As displayed in the Purita Kalaw-Ledesma Center, this context adds another dimension to the photographs, underscoring the porousness between Purita’s and Paola’s social networks. “We know Purita commissioned Paola to take photos of her friends in the art community, which included Paola’s father, Arturo Luz,” adds Hirano. Moreover, a number of the paintings from the KLFI Collection are by artists whom Paola herself photographed.
The interconnectedness within this archive speaks to Purita’s capacity to bring together artists of various persuasions, a gesture that can accumulate into an artistic act. LK Rigor, who co-curated the show with Hirano, references British anthropologist Tim Ingold, drawing parallels between archival and artistic practice: “I also see Purita the archivist as an artisan who, according to Ingold, ‘couples his own movements and gestures—indeed, his very life—with the becoming of materials, joining with and following the forces and flows that bring his work to fruition.’”
Contrary to its title, “21 Portraits” is not merely a compendium of portraits. It is a show that reckons with the archive as a medium for processing and preserving artistic identity, one as extensive as Paola’s. Sprinkled throughout the exhibition are newspaper clippings, book covers, a poetry excerpt, and even a headset playing Paola’s 1989 album “Stand Alone,” all of which furnish the space with a homespun feeling.
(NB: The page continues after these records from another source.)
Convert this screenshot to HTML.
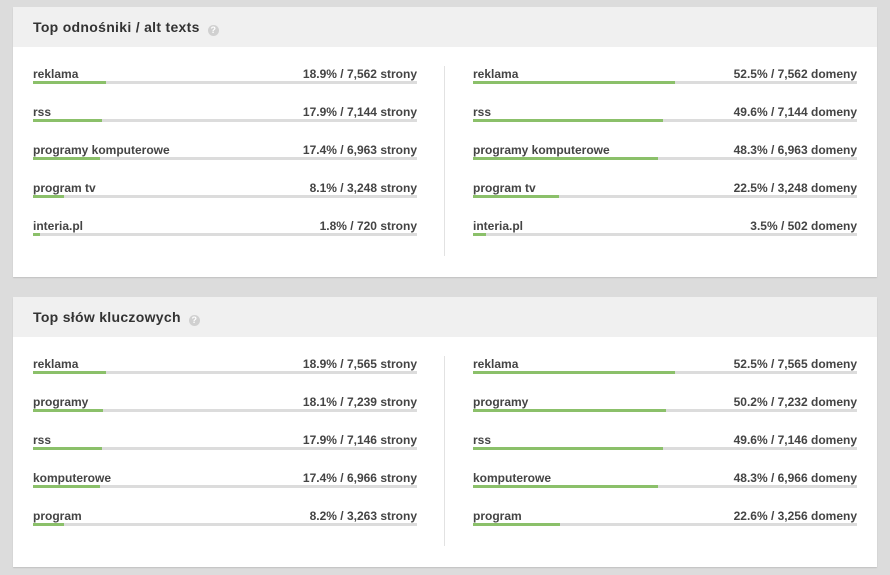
<!DOCTYPE html>
<html><head><meta charset="utf-8"><style>
body{margin:0;width:890px;height:575px;background:#dcdcdc;font-family:"Liberation Sans",Arial,sans-serif;position:relative;overflow:hidden}
.panel{position:absolute;left:13px;width:864px;height:270px;background:#fff;box-shadow:0 1px 1px rgba(0,0,0,.12)}
.hd{height:40px;background:#f0f0f0;position:relative}
.hd .t{position:absolute;left:20px;top:12px;font-size:14px;font-weight:bold;color:#333;letter-spacing:0.3px}
.q{display:inline-block;width:11px;height:11px;border-radius:50%;background:#d0d0d0;color:#fff;font-size:9px;text-align:center;line-height:11px;margin-left:8px;vertical-align:-1px;letter-spacing:0}
.div{position:absolute;left:431px;top:59px;width:1px;height:190px;background:#e2e2e2}
.row{position:absolute;width:384px;height:20px;font-size:12px;font-weight:bold;color:#444}
.row .l{position:absolute;left:0;top:0}
.row .r{position:absolute;right:0;top:0}
.bar{position:absolute;left:0;top:14px;width:384px;height:3px;background:#dcdcdc}
.bar i{display:block;height:3px;background:#8bc06a}
</style></head><body>
<div class="panel" style="top:7px"><div class="hd"><div class="t">Top odnośniki / alt texts<b class="q">?</b></div></div><div class="div"></div>
<div class="row" style="left:20px;top:60px"><span class="l">reklama</span><span class="r">18.9% / 7,562 strony</span><div class="bar"><i style="width:19%"></i></div></div>
<div class="row" style="left:20px;top:98px"><span class="l">rss</span><span class="r">17.9% / 7,144 strony</span><div class="bar"><i style="width:18%"></i></div></div>
<div class="row" style="left:20px;top:136px"><span class="l">programy komputerowe</span><span class="r">17.4% / 6,963 strony</span><div class="bar"><i style="width:17.5%"></i></div></div>
<div class="row" style="left:20px;top:174px"><span class="l">program tv</span><span class="r">8.1% / 3,248 strony</span><div class="bar"><i style="width:8.1%"></i></div></div>
<div class="row" style="left:20px;top:212px"><span class="l">interia.pl</span><span class="r">1.8% / 720 strony</span><div class="bar"><i style="width:1.8%"></i></div></div>
<div class="row" style="left:460px;top:60px"><span class="l">reklama</span><span class="r">52.5% / 7,562 domeny</span><div class="bar"><i style="width:52.5%"></i></div></div>
<div class="row" style="left:460px;top:98px"><span class="l">rss</span><span class="r">49.6% / 7,144 domeny</span><div class="bar"><i style="width:49.6%"></i></div></div>
<div class="row" style="left:460px;top:136px"><span class="l">programy komputerowe</span><span class="r">48.3% / 6,963 domeny</span><div class="bar"><i style="width:48.3%"></i></div></div>
<div class="row" style="left:460px;top:174px"><span class="l">program tv</span><span class="r">22.5% / 3,248 domeny</span><div class="bar"><i style="width:22.5%"></i></div></div>
<div class="row" style="left:460px;top:212px"><span class="l">interia.pl</span><span class="r">3.5% / 502 domeny</span><div class="bar"><i style="width:3.5%"></i></div></div>
</div>
<div class="panel" style="top:297px"><div class="hd"><div class="t">Top słów kluczowych<b class="q">?</b></div></div><div class="div"></div>
<div class="row" style="left:20px;top:60px"><span class="l">reklama</span><span class="r">18.9% / 7,565 strony</span><div class="bar"><i style="width:19%"></i></div></div>
<div class="row" style="left:20px;top:98px"><span class="l">programy</span><span class="r">18.1% / 7,239 strony</span><div class="bar"><i style="width:18.1%"></i></div></div>
<div class="row" style="left:20px;top:136px"><span class="l">rss</span><span class="r">17.9% / 7,146 strony</span><div class="bar"><i style="width:18%"></i></div></div>
<div class="row" style="left:20px;top:174px"><span class="l">komputerowe</span><span class="r">17.4% / 6,966 strony</span><div class="bar"><i style="width:17.5%"></i></div></div>
<div class="row" style="left:20px;top:212px"><span class="l">program</span><span class="r">8.2% / 3,263 strony</span><div class="bar"><i style="width:8.2%"></i></div></div>
<div class="row" style="left:460px;top:60px"><span class="l">reklama</span><span class="r">52.5% / 7,565 domeny</span><div class="bar"><i style="width:52.5%"></i></div></div>
<div class="row" style="left:460px;top:98px"><span class="l">programy</span><span class="r">50.2% / 7,232 domeny</span><div class="bar"><i style="width:50.2%"></i></div></div>
<div class="row" style="left:460px;top:136px"><span class="l">rss</span><span class="r">49.6% / 7,146 domeny</span><div class="bar"><i style="width:49.6%"></i></div></div>
<div class="row" style="left:460px;top:174px"><span class="l">komputerowe</span><span class="r">48.3% / 6,966 domeny</span><div class="bar"><i style="width:48.3%"></i></div></div>
<div class="row" style="left:460px;top:212px"><span class="l">program</span><span class="r">22.6% / 3,256 domeny</span><div class="bar"><i style="width:22.6%"></i></div></div>
</div>
</body></html>
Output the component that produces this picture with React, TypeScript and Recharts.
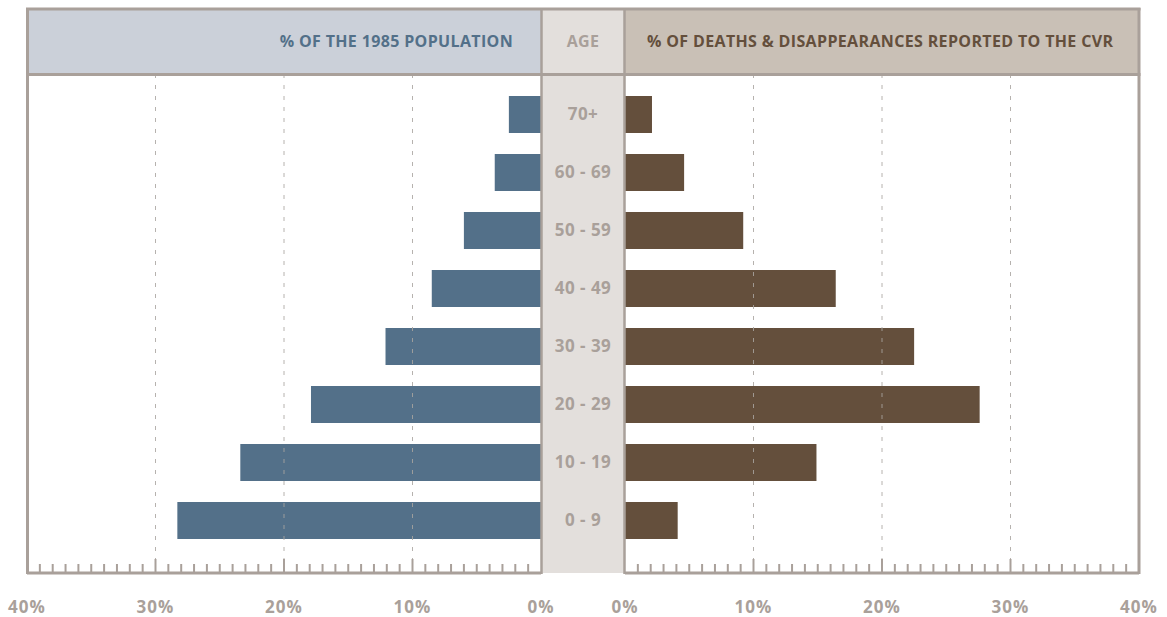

A textbook wunderkind, Paola had at her disposal a range of artistic capacities which, if taken at face value, may seem incoherent. But within the context of “21 Portraits,” they all coalesce into a generous offering of one artist’s search for identity at a time when the art world was still relatively secluded, catering to a nascent public. “This exhibit calls for being both cognizant and critical to several art structures that form the art scene,” Rigor notes. “Before it was smaller, but now it is much larger, with different players, some of them more visible and louder than others.” Channeling the kaleidoscopic energy of Paola Luz, “21 Portraits” maps out that development with the same probing disposition as its subject.